### Given data ###
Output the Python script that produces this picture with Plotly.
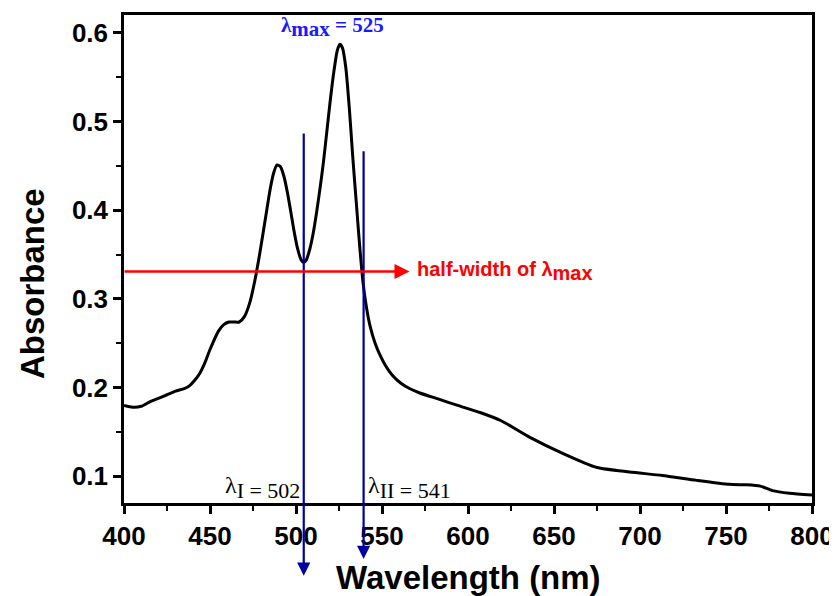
import plotly.graph_objects as go

wavelength = [400, 405, 410, 415, 420, 425, 430, 435, 438, 441, 444, 447, 450, 455, 458, 461, 464, 467,
              470, 473, 476, 479, 482, 485, 487, 489, 491, 493, 495, 497, 499, 501, 503, 504.5,
              506, 508, 510, 512, 514, 516, 518, 520, 522, 524, 525.5, 527, 529, 531, 533, 535,
              537, 539, 541, 543, 546, 549, 552, 556, 561, 566, 572, 583, 594, 607, 619, 636, 655, 675,
              694, 713, 733, 752, 762, 770, 777, 787, 800]
absorbance = [0.180, 0.178, 0.179, 0.184, 0.188, 0.192, 0.196, 0.199, 0.202, 0.208, 0.216, 0.228, 0.243, 0.264,
              0.271, 0.274, 0.274, 0.274, 0.280, 0.295, 0.320, 0.352, 0.388, 0.424, 0.442, 0.451,
              0.449, 0.438, 0.420, 0.398, 0.375, 0.356, 0.344, 0.341, 0.344, 0.356, 0.374, 0.398,
              0.425, 0.455, 0.490, 0.525, 0.556, 0.580, 0.587, 0.583, 0.560, 0.515, 0.460, 0.410,
              0.360, 0.318, 0.290, 0.270, 0.250, 0.236, 0.225, 0.214, 0.205, 0.199, 0.194, 0.187, 0.180, 0.172,
              0.163, 0.144, 0.126, 0.110, 0.105, 0.101, 0.0955, 0.091, 0.0905, 0.089, 0.084, 0.081, 0.079]

x_ticks = [400, 450, 500, 550, 600, 650, 700, 750, 800]
y_ticks = [0.1, 0.2, 0.3, 0.4, 0.5, 0.6]

lambda_I = 502
lambda_II = 541
lambda_max = 525
half_height = 0.331

fig = go.Figure()
fig.add_trace(go.Scatter(x=wavelength, y=absorbance, mode="lines",
                         line=dict(color="black", width=3, shape="spline", smoothing=0.6),
                         showlegend=False, hoverinfo="skip"))

blue = "#00009f"
arrow_common = dict(xref="x", yref="y", axref="x", ayref="y", showarrow=True, arrowhead=2,
                    text="", font=dict(size=1), borderpad=0, standoff=0, startstandoff=0)
# vertical arrows
fig.add_annotation(x=504.5, y=-0.012, ax=504.5, ay=0.487, arrowsize=1.2, arrowwidth=2.2,
                   arrowcolor=blue, **arrow_common)
fig.add_annotation(x=539.3, y=0.007, ax=539.3, ay=0.467, arrowsize=1.2, arrowwidth=2.2,
                   arrowcolor=blue, **arrow_common)
# horizontal red arrow
fig.add_annotation(x=566, y=half_height, ax=400, ay=half_height, arrowsize=1.2, arrowwidth=2.5,
                   arrowcolor="red", **arrow_common)

fig.add_annotation(x=569, y=half_height, xref="x", yref="y", xanchor="left", yanchor="middle", showarrow=False,
                   text="<b>half-width of λ<sub><span style='font-size:20px'>max</span></sub></b>",
                   font=dict(family="Arial, Liberation Sans", size=20, color="red"))

fig.add_annotation(x=521, y=0.607, xref="x", yref="y", xanchor="center", yanchor="middle", showarrow=False,
                   text=f"<b>λ<sub><span style='font-size:21px'>max</span></sub> = {lambda_max}</b>",
                   font=dict(family="Liberation Serif, Times New Roman", size=21, color="#1a1aff"))

fig.add_annotation(x=480.8, y=0.088, xref="x", yref="y", xanchor="center", yanchor="middle", showarrow=False,
                   text=f"λ<sub><span style='font-size:22px'>I = {lambda_I}</span></sub>",
                   font=dict(family="Liberation Serif, Times New Roman", size=24, color="black"))
fig.add_annotation(x=566, y=0.088, xref="x", yref="y", xanchor="center", yanchor="middle", showarrow=False,
                   text=f"λ<sub><span style='font-size:22px'>II = {lambda_II}</span></sub>",
                   font=dict(family="Liberation Serif, Times New Roman", size=24, color="black"))

# axis titles
fig.add_annotation(x=-0.132, y=0.449, xref="paper", yref="paper", textangle=-90, showarrow=False,
                   xanchor="center", yanchor="middle",
                   text="<b>Absorbance</b>", font=dict(family="Arial, Liberation Sans", size=33, color="black"))
fig.add_annotation(x=0.5, y=-0.152, xref="paper", yref="paper", showarrow=False, xanchor="center", yanchor="middle",
                   text="<b>Wavelength (nm)</b>", font=dict(family="Arial, Liberation Sans", size=33, color="black"))

axis_common = dict(showline=True, linewidth=2.5, linecolor="black", mirror=True, showgrid=False,
                   zeroline=False, ticks="outside", ticklen=8, tickwidth=2.5, tickcolor="black",
                   automargin=False,
                   tickfont=dict(family="Arial, Liberation Sans", size=26, color="black"))

fig.update_xaxes(range=[400, 800], tickvals=x_ticks, ticktext=[f"<b>{v}</b>" for v in x_ticks],
                 minor=dict(ticks="outside", ticklen=5, tickwidth=2, tickcolor="black", dtick=25, tick0=400),
                 **axis_common)
fig.update_yaxes(range=[0.07, 0.62], tickvals=y_ticks, ticktext=[f"<b>{v}</b>" for v in y_ticks],
                 minor=dict(ticks="outside", ticklen=5, tickwidth=2, tickcolor="black", dtick=0.05, tick0=0),
                 **axis_common)

# the page body adds an 8px offset, so the figure is 8px smaller and the left/top margins 8px less
fig.update_layout(width=829, height=588, margin=dict(l=116, r=25, t=7, b=93),
                  plot_bgcolor="white", paper_bgcolor="white")

fig.write_html("out.html")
###
### The problem
Copy out the whole listing exactly, and don't carry over any pictures.

### Reply
Output the Python script that produces this picture with Plotly.
import plotly.graph_objects as go

wavelength = [400, 405, 410, 415, 420, 425, 430, 435, 438, 441, 444, 447, 450, 455, 458, 461, 464, 467,
              470, 473, 476, 479, 482, 485, 487, 489, 491, 493, 495, 497, 499, 501, 503, 504.5,
              506, 508, 510, 512, 514, 516, 518, 520, 522, 524, 525.5, 527, 529, 531, 533, 535,
              537, 539, 541, 543, 546, 549, 552, 556, 561, 566, 572, 583, 594, 607, 619, 636, 655, 675,
              694, 713, 733, 752, 762, 770, 777, 787, 800]
absorbance = [0.180, 0.178, 0.179, 0.184, 0.188, 0.192, 0.196, 0.199, 0.202, 0.208, 0.216, 0.228, 0.243, 0.264,
              0.271, 0.274, 0.274, 0.274, 0.280, 0.295, 0.320, 0.352, 0.388, 0.424, 0.442, 0.451,
              0.449, 0.438, 0.420, 0.398, 0.375, 0.356, 0.344, 0.341, 0.344, 0.356, 0.374, 0.398,
              0.425, 0.455, 0.490, 0.525, 0.556, 0.580, 0.587, 0.583, 0.560, 0.515, 0.460, 0.410,
              0.360, 0.318, 0.290, 0.270, 0.250, 0.236, 0.225, 0.214, 0.205, 0.199, 0.194, 0.187, 0.180, 0.172,
              0.163, 0.144, 0.126, 0.110, 0.105, 0.101, 0.0955, 0.091, 0.0905, 0.089, 0.084, 0.081, 0.079]

x_ticks = [400, 450, 500, 550, 600, 650, 700, 750, 800]
y_ticks = [0.1, 0.2, 0.3, 0.4, 0.5, 0.6]

lambda_I = 502
lambda_II = 541
lambda_max = 525
half_height = 0.331

fig = go.Figure()
fig.add_trace(go.Scatter(x=wavelength, y=absorbance, mode="lines",
                         line=dict(color="black", width=3, shape="spline", smoothing=0.6),
                         showlegend=False, hoverinfo="skip"))

blue = "#00009f"
arrow_common = dict(xref="x", yref="y", axref="x", ayref="y", showarrow=True, arrowhead=2,
                    text="", font=dict(size=1), borderpad=0, standoff=0, startstandoff=0)
# vertical arrows
fig.add_annotation(x=504.5, y=-0.012, ax=504.5, ay=0.487, arrowsize=1.2, arrowwidth=2.2,
                   arrowcolor=blue, **arrow_common)
fig.add_annotation(x=539.3, y=0.007, ax=539.3, ay=0.467, arrowsize=1.2, arrowwidth=2.2,
                   arrowcolor=blue, **arrow_common)
# horizontal red arrow
fig.add_annotation(x=566, y=half_height, ax=400, ay=half_height, arrowsize=1.2, arrowwidth=2.5,
                   arrowcolor="red", **arrow_common)

fig.add_annotation(x=569, y=half_height, xref="x", yref="y", xanchor="left", yanchor="middle", showarrow=False,
                   text="<b>half-width of λ<sub><span style='font-size:20px'>max</span></sub></b>",
                   font=dict(family="Arial, Liberation Sans", size=20, color="red"))

fig.add_annotation(x=521, y=0.607, xref="x", yref="y", xanchor="center", yanchor="middle", showarrow=False,
                   text=f"<b>λ<sub><span style='font-size:21px'>max</span></sub> = {lambda_max}</b>",
                   font=dict(family="Liberation Serif, Times New Roman", size=21, color="#1a1aff"))

fig.add_annotation(x=480.8, y=0.088, xref="x", yref="y", xanchor="center", yanchor="middle", showarrow=False,
                   text=f"λ<sub><span style='font-size:22px'>I = {lambda_I}</span></sub>",
                   font=dict(family="Liberation Serif, Times New Roman", size=24, color="black"))
fig.add_annotation(x=566, y=0.088, xref="x", yref="y", xanchor="center", yanchor="middle", showarrow=False,
                   text=f"λ<sub><span style='font-size:22px'>II = {lambda_II}</span></sub>",
                   font=dict(family="Liberation Serif, Times New Roman", size=24, color="black"))

# axis titles
fig.add_annotation(x=-0.132, y=0.449, xref="paper", yref="paper", textangle=-90, showarrow=False,
                   xanchor="center", yanchor="middle",
                   text="<b>Absorbance</b>", font=dict(family="Arial, Liberation Sans", size=33, color="black"))
fig.add_annotation(x=0.5, y=-0.152, xref="paper", yref="paper", showarrow=False, xanchor="center", yanchor="middle",
                   text="<b>Wavelength (nm)</b>", font=dict(family="Arial, Liberation Sans", size=33, color="black"))

axis_common = dict(showline=True, linewidth=2.5, linecolor="black", mirror=True, showgrid=False,
                   zeroline=False, ticks="outside", ticklen=8, tickwidth=2.5, tickcolor="black",
                   automargin=False,
                   tickfont=dict(family="Arial, Liberation Sans", size=26, color="black"))

fig.update_xaxes(range=[400, 800], tickvals=x_ticks, ticktext=[f"<b>{v}</b>" for v in x_ticks],
                 minor=dict(ticks="outside", ticklen=5, tickwidth=2, tickcolor="black", dtick=25, tick0=400),
                 **axis_common)
fig.update_yaxes(range=[0.07, 0.62], tickvals=y_ticks, ticktext=[f"<b>{v}</b>" for v in y_ticks],
                 minor=dict(ticks="outside", ticklen=5, tickwidth=2, tickcolor="black", dtick=0.05, tick0=0),
                 **axis_common)

# the page body adds an 8px offset, so the figure is 8px smaller and the left/top margins 8px less
fig.update_layout(width=829, height=588, margin=dict(l=116, r=25, t=7, b=93),
                  plot_bgcolor="white", paper_bgcolor="white")

fig.write_html("out.html")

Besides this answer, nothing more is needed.